According to Michael Hart, creative director and co-founder of mono, each chair was valued at $129 and equipped with a cell phone with GPS software. This software is valued at $200, so do the math; the GPS software is worth more than the chair itself.
Mono's biggest challenge was obtaining long-lasting battery life for the cell phone, something longer than 8 hours. Mono worked with technology consultant Tellart, who created an electrical switch to trigger the battery when the chair was picked up. Translated: the GPS was activated once the chair was on the move.
The documentary portrays the two-day event as loads of rogue fun. Fake squirrels housed hidden cameras, pedestrians were observed by camera crews and given code names!
Potential unidentified new-chair owners were referred to as PUNCOs, and identified new-chair owners were called INCOs. Chairs were snatched up from minutes to hours.
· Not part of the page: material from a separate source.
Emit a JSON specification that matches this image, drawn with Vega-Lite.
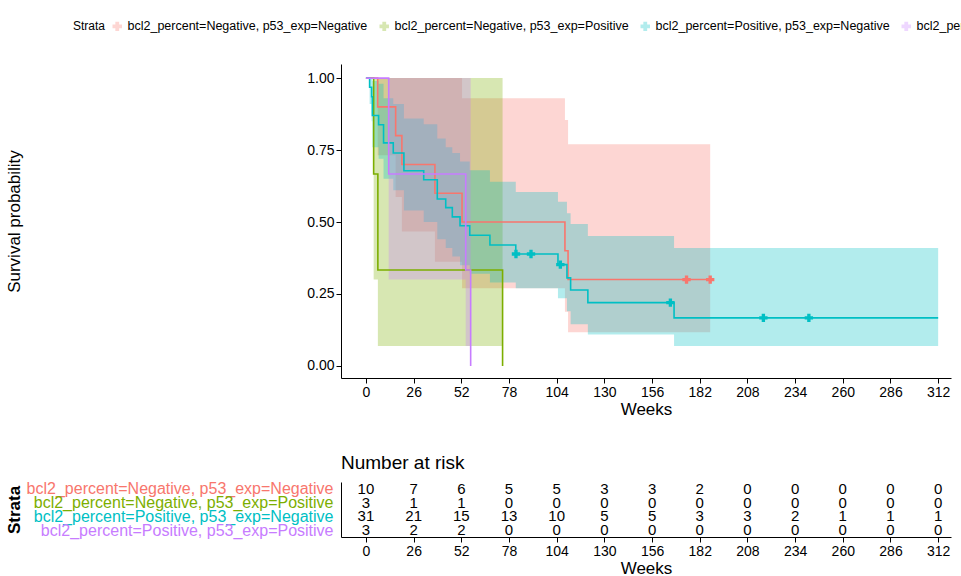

Hart said "one gentleman in Confucius Square simply sat on a chair for an hour and a half before walking away."
People who picked up chairs were asked how they found the chair, how it's being used at home and how they transported it.
"Some people were taken back a bit and wondered how we were able to find them, " said Hart. "Others thought that they had perhaps taken someone else's chair. After the initial moments, though, most invited the documentary film crew into their homes for an interview and great conversation," he continued.